The previous five 'competences' of emotional intelligence have now become four: Self-Awareness, Self-Management, Social Awareness, and Relationship Management. Motivation has been folded into Self-Management in the new model.
The book is particularly concerned with applying emotional intelligence to corporate leadership - a vital question as teams and organisations tend to take their emotional tone from their leaders.
It includes an inventory of six different leadership styles, from "Commanding" to "Visionary", with their different effects and ideas on when each is appropriate. It also includes Boyatzis' model for self-directed learning (a very useful coaching model), loads of advice for building emotional intelligence in teams and organisations, and what research actually has shown to work in goal setting. The writing style will be familiar to readers of Goleman's previous books - each element of the EI model is illustrated by stories from the business world and lashings of well-sourced scientific and psychological backup.

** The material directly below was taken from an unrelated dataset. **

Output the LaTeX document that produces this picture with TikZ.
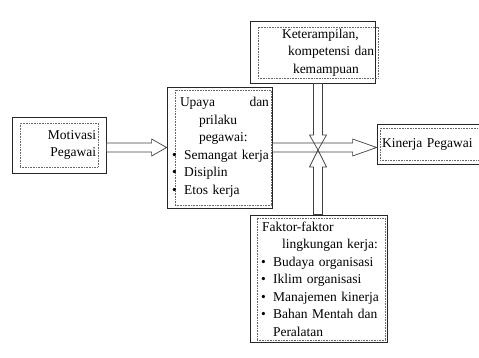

A welcome innovation is the inclusion of a few helpful "how-to" tips (on, for example, establishing your vision for the future and setting sustainable goals), which have been lacking in previous books.
How good is this book? Well, it finally convinced me to stump up two grand to become an accredited deliverer of the Goleman/Hay Group Emotional Competence Inventory - their 360 emotional intelligence assessment for leaders and key professionals - and I'm very glad I did.